> _TASK_
Retype the records below from their first line through the line holding "consumption_mwh = [16427.79, 16555.57, 22867.00]", including both ends and no pictures.

-- START OF RECORDS PROVIDED --

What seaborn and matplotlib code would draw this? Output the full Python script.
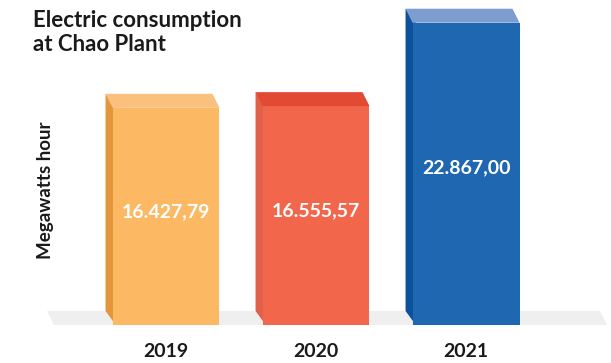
import matplotlib
matplotlib.use("Agg")
import matplotlib.pyplot as plt
import seaborn as sns
import pandas as pd
from matplotlib.patches import Polygon, Rectangle

# Electric consumption per year (MWh)
years = ["2019", "2020", "2021"]
consumption_mwh = [16427.79, 16555.57, 22867.00]

# Face colours for the pseudo-3D bars
front_colors = ["#FDB863", "#F2674B", "#1F68B1"]
top_colors = ["#F9C07E", "#E34A33", "#7D9CD0"]
side_colors = ["#E3963A", "#E0604A", "#0C519C"]
floor_color = "#EFEFEF"
text_color = "#1A1A1A"

# depth of the extrusion in screen pixels (left / up)
DEPTH_DX, DEPTH_DY = -7, 14

sns.set_theme(style="white")
plt.rcParams["font.family"] = ["Lato", "DejaVu Sans"]

fig = plt.figure(figsize=(6.11, 3.63), dpi=100)
ax = fig.add_axes([0.0884, 0.1047, 0.9051, 0.874])

df = pd.DataFrame({"year": years, "mwh": consumption_mwh})
sns.barplot(data=df, x="year", y="mwh", hue="year", order=years,
            hue_order=years, palette=front_colors, saturation=1,
            width=0.713, legend=False, ax=ax, zorder=3,
            linewidth=0, edgecolor="none")

ax.set_xlim(-0.7467, 2.94)
ax.set_ylim(0, 24000)

bars = sorted([p for p in ax.patches if isinstance(p, Rectangle)],
              key=lambda p: p.get_x())


def shifted(x, y):
    """Data point moved back by the extrusion depth."""
    disp = ax.transData.transform((x, y))
    disp = disp + (DEPTH_DX, DEPTH_DY)
    return tuple(ax.transData.inverted().transform(disp))


# floor slab
x0, x1 = ax.get_xlim()
floor = Polygon([(x0, 0), (x1, 0), shifted(x1, 0), shifted(x0, 0)],
                closed=True, facecolor=floor_color, edgecolor="none",
                zorder=1, clip_on=False)
ax.add_patch(floor)


def euro(v):
    return f"{v:,.2f}".replace(",", "X").replace(".", ",").replace("X", ".")


for bar, top_c, side_c in zip(bars, top_colors, side_colors):
    x = bar.get_x()
    w = bar.get_width()
    h = bar.get_height()
    tuck = w * 0.03  # hide the seam under the front face
    side = Polygon([(x + tuck, 0), (x + tuck, h), shifted(x, h), shifted(x, 0)],
                   closed=True, facecolor=side_c, edgecolor="none",
                   zorder=2, clip_on=False)
    top = Polygon([(x, h), (x + w, h), shifted(x + w, h), shifted(x, h)],
                  closed=True, facecolor=top_c, edgecolor="none",
                  zorder=3, clip_on=False)
    ax.add_patch(side)
    ax.add_patch(top)
    ax.text(x + w / 2, h * 0.52, euro(h), ha="center", va="center",
            color="white", fontsize=14, fontweight="bold", zorder=5)

ax.set_xlabel("")
ax.set_ylabel("")
ax.set_yticks([])
ax.tick_params(axis="x", length=0, pad=13, labelsize=14, colors=text_color)
for lbl in ax.get_xticklabels():
    lbl.set_fontweight("bold")
sns.despine(ax=ax, left=True, bottom=True)

fig.text(46 / 611, 1 - 190 / 363, "Megawatts hour", rotation=90,
         ha="center", va="center", fontsize=13.5, fontweight="bold",
         color=text_color)
fig.text(33 / 611, 1 - 10 / 363, "Electric consumption\nat Chao Plant",
         ha="left", va="top", fontsize=16, fontweight="bold",
         color=text_color, linespacing=1.2)

fig.savefig("out.png", dpi=100)
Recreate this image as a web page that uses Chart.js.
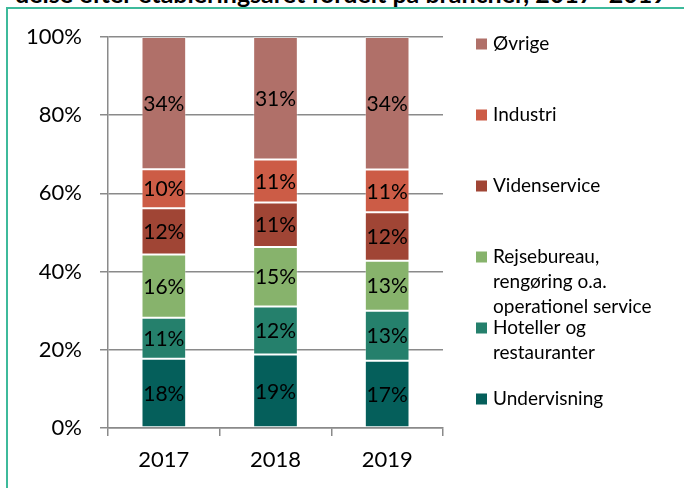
<!DOCTYPE html>
<html>
<head>
<meta charset="utf-8">
<script src="https://cdn.jsdelivr.net/npm/chart.js@4/dist/chart.umd.min.js"></script>
<style>
  html, body { margin: 0; padding: 0; background: #fff; overflow: hidden; }
  #wrap { position: relative; width: 684px; height: 488px; overflow: hidden; }
  #frame {
    position: absolute; left: 6px; top: 7px; width: 800px; height: 600px;
    border-left: 2px solid #3dba9b; border-top: 2px solid #3dba9b;
  }
  #title {
    position: absolute; left: 15px; top: -22px; white-space: nowrap;
    font: bold 25px Lato, sans-serif; line-height: 30px; color: #000;
  }
  canvas { position: absolute; left: 0; top: 0; }
</style>
</head>
<body>
<div id="wrap">
  <div id="title">delse efter etableringsåret fordelt på brancher, 2017- 2019</div>
  <div id="frame"></div>
  <canvas id="chart" width="684" height="488"></canvas>
</div>
<script>
// år
const years = ['2017', '2018', '2019'];

// brancher, nederst -> øverst i stakken
const seriesNames = [
  'Undervisning',
  'Hoteller og\nrestauranter',
  'Rejsebureau,\nrengøring o.a.\noperationel service',
  'Videnservice',
  'Industri',
  'Øvrige',
];
const seriesColors = ['#055f5b', '#25806c', '#87b36c', '#a04535', '#cc5c46', '#b07069'];

// andele i procent pr. år
const undervisning = [17.7, 18.8, 17.2];
const hoteller     = [10.5, 12.3, 12.8];
const rejsebureau  = [16.2, 15.2, 12.8];
const videnservice = [11.8, 11.4, 12.4];
const industri     = [10.0, 11.0, 10.9];
const oevrige      = [33.8, 31.3, 33.9];

const seriesValues = [undervisning, hoteller, rejsebureau, videnservice, industri, oevrige];

const yTicks = [0, 20, 40, 60, 80, 100];

const FONT = 'Lato, "Open Sans", sans-serif';

// procent-tekst midt i hvert segment
const segmentLabels = {
  id: 'segmentLabels',
  afterDatasetsDraw(chart) {
    const c = chart.ctx;
    c.save();
    c.font = '21px ' + FONT;
    c.fillStyle = '#000';
    c.textAlign = 'center';
    c.textBaseline = 'middle';
    chart.data.datasets.forEach((ds, di) => {
      chart.getDatasetMeta(di).data.forEach((bar, i) => {
        const p = bar.getProps(['x', 'y', 'base'], true);
        c.fillText(Math.round(ds.data[i]) + '%', p.x, (p.y + p.base) / 2 + 1);
      });
    });
    c.restore();
  }
};

// legende til højre, øverste serie først
const sideLegend = {
  id: 'sideLegend',
  afterDraw(chart) {
    const c = chart.ctx;
    const x0 = 476, y0 = 44, step = 71, lineH = 25, box = 11;
    c.save();
    c.font = '19px ' + FONT;
    c.textBaseline = 'middle';
    c.textAlign = 'left';
    const items = chart.data.datasets.slice().reverse();
    items.forEach((ds, k) => {
      const cy = y0 + k * step;
      c.fillStyle = ds.backgroundColor;
      c.fillRect(x0, cy - box / 2, box, box);
      c.fillStyle = '#000';
      ds.label.split('\n').forEach((line, j) => {
        c.fillText(line, x0 + 17, cy + j * lineH);
      });
    });
    c.restore();
  }
};

new Chart(document.getElementById('chart'), {
  type: 'bar',
  data: {
    labels: years,
    datasets: seriesNames.map((name, i) => ({
      label: name,
      data: seriesValues[i],
      backgroundColor: seriesColors[i],
      borderColor: 'rgba(255,255,255,0.3)',
      borderWidth: 1,
      borderSkipped: false,
      categoryPercentage: 1,
      barPercentage: 0.4,
    }))
  },
  options: {
    responsive: false,
    animation: false,
    layout: { padding: { left: 0, top: 37, right: 241, bottom: 0 } },
    plugins: {
      legend: { display: false },
      tooltip: { enabled: false },
    },
    scales: {
      x: {
        stacked: true,
        afterFit(s) { s.height = 60; },
        grid: {
          offset: true,
          drawOnChartArea: false,
          drawTicks: true,
          tickLength: 8,
          color: '#8a8a8a',
          lineWidth: 1.5,
        },
        border: { color: '#8a8a8a', width: 1.5 },
        ticks: { color: '#000', font: { family: FONT, size: 22 }, padding: 11 },
      },
      y: {
        stacked: true,
        min: 0,
        max: 100,
        afterFit(s) { s.width = 108; },
        afterBuildTicks(s) { s.ticks = yTicks.map(v => ({ value: v })); },
        grid: { color: '#8a8a8a', lineWidth: 1.5, tickLength: 8 },
        border: { color: '#8a8a8a', width: 1.5 },
        ticks: {
          color: '#000',
          font: { family: FONT, size: 22 },
          padding: 18,
          callback: v => v + '%',
        },
      }
    }
  },
  plugins: [segmentLabels, sideLegend]
});
</script>
</body>
</html>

-- END OF RECORDS PROVIDED --

> _RESPONSE TO THIS TASK_
What seaborn and matplotlib code would draw this? Output the full Python script.
import matplotlib
matplotlib.use("Agg")
import matplotlib.pyplot as plt
import seaborn as sns
import pandas as pd
from matplotlib.patches import Polygon, Rectangle

# Electric consumption per year (MWh)
years = ["2019", "2020", "2021"]
consumption_mwh = [16427.79, 16555.57, 22867.00]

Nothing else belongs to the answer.